For those who are not willing to go where Jesus went, do what Jesus did and experience what He experienced, He has this to say, “For whoever is ashamed of Me and My words in this adulterous and sinful generation, the Son of Man will also be ashamed of him when He comes in the glory of His Father with the holy angels.” (v 38)
Application: (How should I apply this to my life?)
Just as Jesus began winding down His ministry to the multitudes and focusing on his death, burial and resurrection, we have reached a point where we too must wind down our earthly lives and focus on the coming of the LORD. Where do your stand today? Are you one who talks the talk but are not walking the walk? Are you trying to save your life instead of laying down your life for Jesus? Are you willing to walk the Via Dolorosa, bearing your own cross?
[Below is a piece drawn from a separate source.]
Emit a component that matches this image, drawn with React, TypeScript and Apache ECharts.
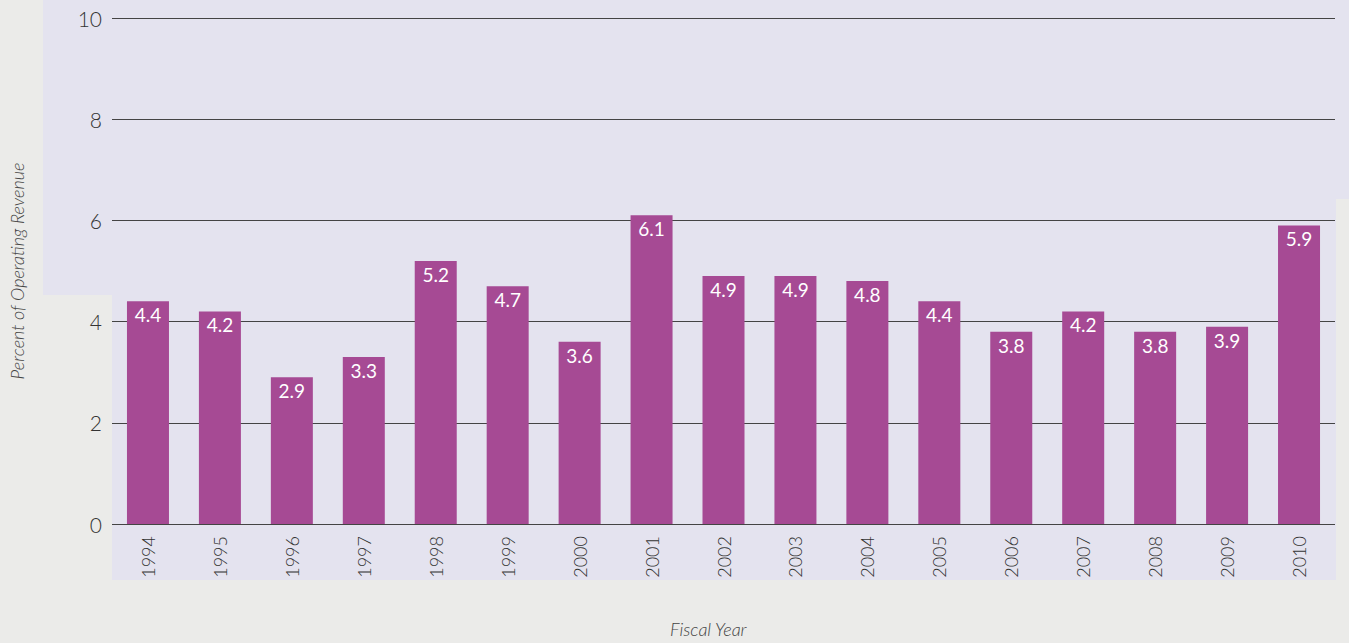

Are you willing to die to self and sin? Can you say with Paul, “I have been crucified with Christ, and I no longer live, but Christ lives in me. The life I now live in the body, I live by faith in the Son of God, who loved me and gave Himself for me.”
I beg you not to leave here today without knowing for certain that you have a home in heaven. Surrender your life to Christ right now. If you have done that but have wandered away from following the footsteps of Jesus, right now confess your sin and let Him cleanse you and restore you.